The WA Prison Officers’ Union has called on the State Government to allocate money in the upcoming budget to expand WA’s chronically overcrowded prison system.

The number of prisoners exceeded 5,500 for the first time last month, putting immense pressure on the system and the staff working in it.

WAPOU State Secretary John Welch said the government was not building new cells fast enough to cater for the increase in prisoners.

“What we want to see in this state budget is a commitment to increasing the capacity of our prison system, which is currently packed to the rafters,” he said.

“The overcrowding increases the potential for violent incidents which are a direct threat to the safety of our members.”

Mr Welch said despite reports by the Office of the Inspector of Custodial Services and the Economic Regulation Authority, the government refused to admit there even was an overcrowding problem.

“The Department used to calculate the design capacity of each prison, that is, the number of prisoners it was designed to hold,” he said.
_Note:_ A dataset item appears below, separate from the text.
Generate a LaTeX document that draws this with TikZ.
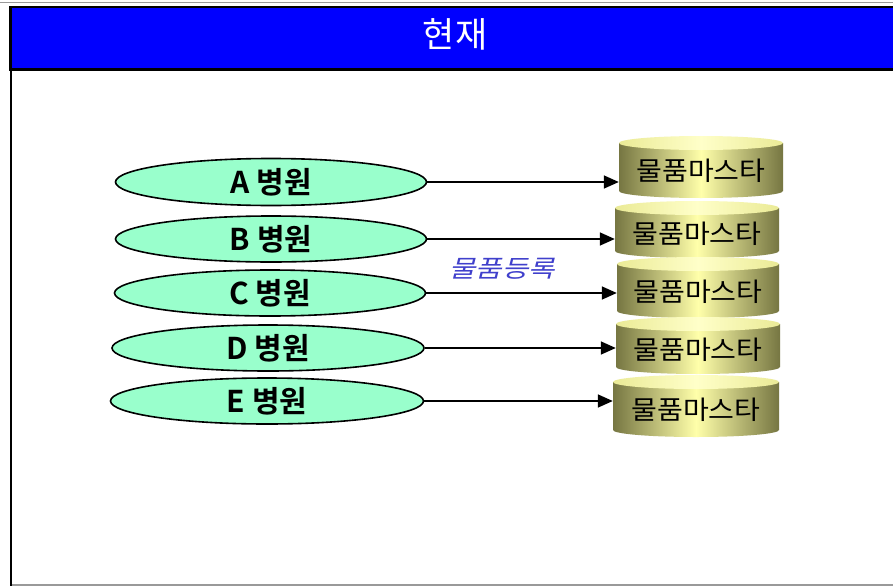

“But when that number got too high and the prisons were obviously becoming seriously overcrowded, all of a sudden they changed the way they counted a prison’s capacity and overnight the overcrowding problem disappeared.

“What we want the government to do is stop trying to be tricky with the numbers and just build more cells to accommodate the extra prisoners that its so called ‘tough on crime’ policies have created.

“Instead, this government just keeps cramming more people into the existing cells and that is putting our members in danger.”